Anyone can draw cartoons against the cost of goods going up. Any one can put up posters and paint walls calling for the price reduction of consumer goods. But none of those tactics can bring down the price of goods, he has said.

"If I can bring down the cost of goods so easily, I need not wait till I am ridiculed so much," Gunewardena has also said.

He said the farmer would be given all possible facilities and encouragement to produce agro based goods. The international trend at present is to encourage agriculture. The cost of living and prices of consumer articles could be brought down only by the production of agro-based goods, he said.

The Minister said that steps were being taken to make arrangements to reduce the price of rice in the market in the near future.

JVP's hot air

The JVP that decided to abstain from voting at the third stage of the budget after heavily criticising it since it was presented in parliament last November has now charged that the government was not keen in providing any real relief to the masses.

The government last month thanked the JVP for its decision to abstain from voting at the final stage of the budget, which they said helped save the government.

Since the passing of the budget, the burdens on the masses have increased four fold with the steady increase in the cost of living. The escalating prices of essential items has made the masses find fault with the JVP, supposedly 'the common man's party.'

Now, one month later, true to its Jekyll and Hyde nature the JVP is booming again, criticising the government's handling of the cost of living issue.

The JVP has charged that the government was trying to fool the masses by attributing the fuel price hike to defence expenditure and the global market prices without highlighting the heavy expenses incurred by the state to maintain a large number of ministers.

Issuing a statement on the increase of fuel prices the JVP has stated that the government was trying to capitalise on the rising global market prices than looking in to the welfare of the people.

The JVP has stated that the government by attributing the rise in fuel prices to the war and the increase in global fuel prices has tried to conceal from the people the expenses the state has incurred in maintaining a large cabinet, the money spent on their perks and the corruption and waste in the government. Ironically it is this very same government the JVP opted to retain at the last budget.

The Marxists have also accused the government of increasing the prices of fuel that had been purchased several months back at a much lesser price.

"The government that is unable to manage the escalating cost of living or providing relief to the masses can only entertain the masses with its large cabinet. The ministers who are ignorant of developing the country or bring relief to the people through their portfolios perform this act of being jesters quite well. However, these pranks and foolishness don't bring relief to people.
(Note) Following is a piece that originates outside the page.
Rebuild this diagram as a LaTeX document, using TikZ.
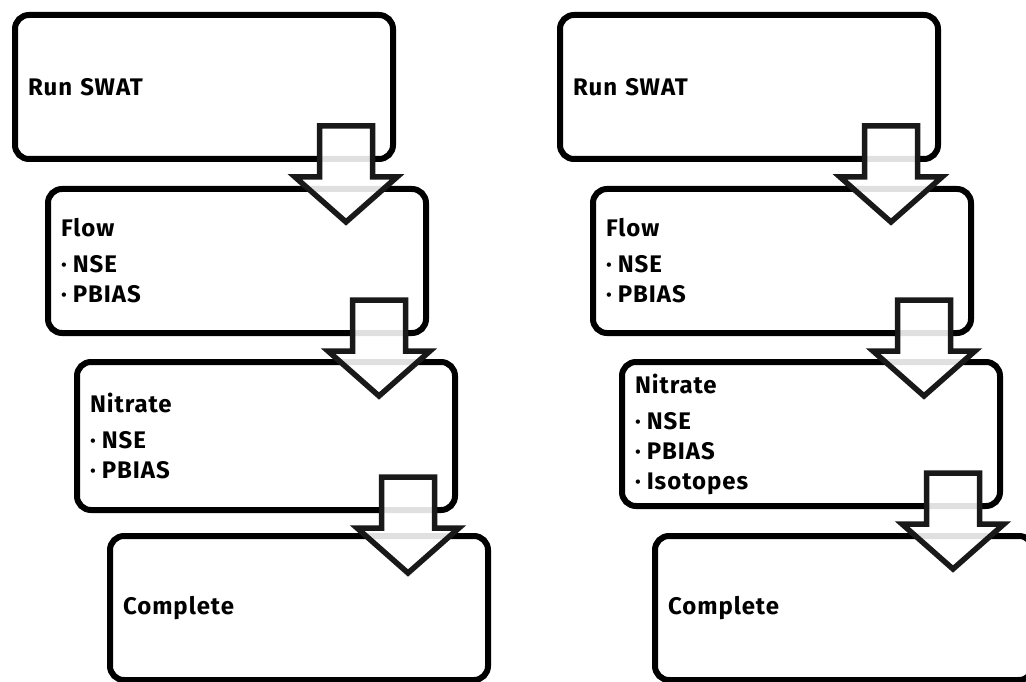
\documentclass[tikz,border=0pt]{standalone}
\usepackage{fontspec}
\setmainfont{Fira Sans}[LetterSpace=4]
\usetikzlibrary{calc}

\tikzset{
  stepbox/.style={draw=black, line width=6pt, rounded corners=14pt, fill=white,
    minimum width=378pt, minimum height=144pt, text width=352pt,
    inner xsep=13pt, inner ysep=0pt, outer sep=0pt, align=left, anchor=north west,
    font=\bfseries\fontsize{24}{30}\selectfont},
  blockarrow/.style={draw=black!90, line width=5.5pt, fill=white, fill opacity=0.88,
    draw opacity=1, miter limit=20},
  pics/downarrow/.style={code={
    \draw[blockarrow] (-26.5,0) -- (26.5,0) -- (26.5,51) -- (51,51) -- (0,96)
      -- (-51,51) -- (-26.5,51) -- cycle;
  }}
}
\newcommand{\bul}{\textperiodcentered\kern6pt}

\begin{document}
\begin{tikzpicture}[x=1pt, y=-1pt]
  \useasboundingbox (0,0) rectangle (1026,682);
  \clip (0,0) rectangle (1026,682);

  % left workflow
  \node[stepbox] (l1) at (15,15)  {Run SWAT};
  \node[stepbox] (l2) at (48,189) {Flow\\[6pt]\bul NSE\\\bul PBIAS};
  \node[stepbox, minimum height=148pt] (l3) at (77,362) {Nitrate\\[6pt]\bul NSE\\\bul PBIAS};
  \node[stepbox] (l4) at (110,536) {Complete};

  % right workflow
  \node[stepbox] (r1) at (560,15)  {Run SWAT};
  \node[stepbox] (r2) at (593,189) {Flow\\[6pt]\bul NSE\\\bul PBIAS};
  \node[stepbox] (r3) at (622,362) {Nitrate\\[6pt]\bul NSE\\\bul PBIAS\\\bul Isotopes};
  \node[stepbox] (r4) at (655,536) {Complete};

  % block arrows between consecutive steps
  \foreach \s in {l,r}{
    \foreach \i/\j in {1/2,2/3,3/4}{
      \coordinate (\s a\i) at ($(\s\i.south east)+(-47,-33)$);
      \pic at (\s a\i) {downarrow};
    }
  }
\end{tikzpicture}
\end{document}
If the government doesn't realise that when the stomach is empty, the mind too would become vacant and the day the masses decide to topple the government would not be far away," the JVP statement said. 

Mahinda's record

President Mahinda Rajapakse has become a record holder.

From the day petrol was brought to Sri Lanka up until the time Rajapakse took over in 2005 its price had risen to only Rs. 60 a litre. However in a matter of just two years Rajapakse as President and Finance Minister has managed to more than double the price to Rs. 127 a litre.

That by any standard is quite a record in economic management.